A chamada violência política de gênero é um problema que só recentemente passou a ser formal e legalmente combatido no Brasil. Ela pode ser definida como qualquer ameaça ou agressão de cunho físico, psicológico, moral e sexual que tenha o intuito de dificultar e até mesmo impedir as mulheres de exercerem seus direitos políticos. É uma violência tão generalizada que independe do espectro ideológico da mulher. Alguns poderiam argumentar que o ambiente da política é sempre muito acalorado e que as ofensas são comuns, porém, enquanto os homens são normalmente desmerecidos quanto à sua capacidade intelectual ou honestidade, as mulheres são atacadas por questões pessoais, em geral relacionadas à sua aparência, estabilidade emocional ou conduta sexual. De todo modo, para além de simples ofensas ou ameaças, a violência política de gênero pode levar até à morte, vide o caso da vereadora Marielle Franco. Enquanto esse tipo de violência não for superado, as Benta Pereira continuarão sendo apenas mitologia.

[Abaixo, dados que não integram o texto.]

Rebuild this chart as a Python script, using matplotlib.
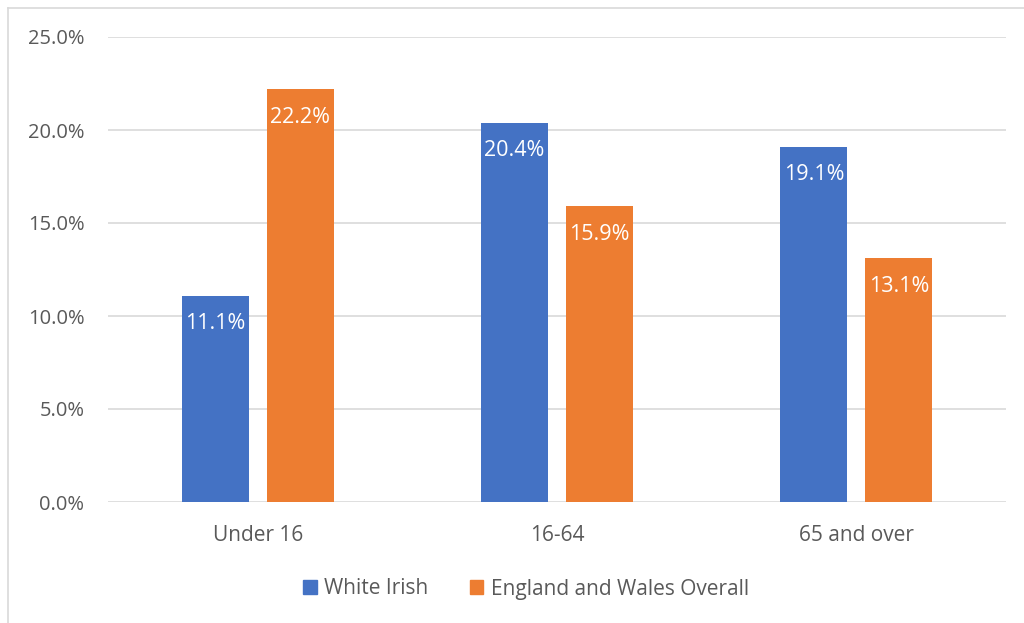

Nos últimos tempos, tem-se visto uma demonização da política tradicional. Contudo, prefiro encerrar este artigo com a mensagem de esperança que o processo eleitoral deveria representar. Portanto, é uma boa surpresa ver nossa futura e mais jovem edil do Brasil falar de bandeiras como diversidade e direitos das mulheres. Ela também se posicionou publicamente contra a infeliz ideia do pai e mentor político de conceder a Medalha Tiradentes, mais alta honraria da Alerj, a um tipo como Pablo Marçal. Começou bem e, a exemplo de Benta Pereira, parece ser aguerrida. Porém, como diria o nobre titular deste espaço, Aluysio Abreu Barbosa, a ver.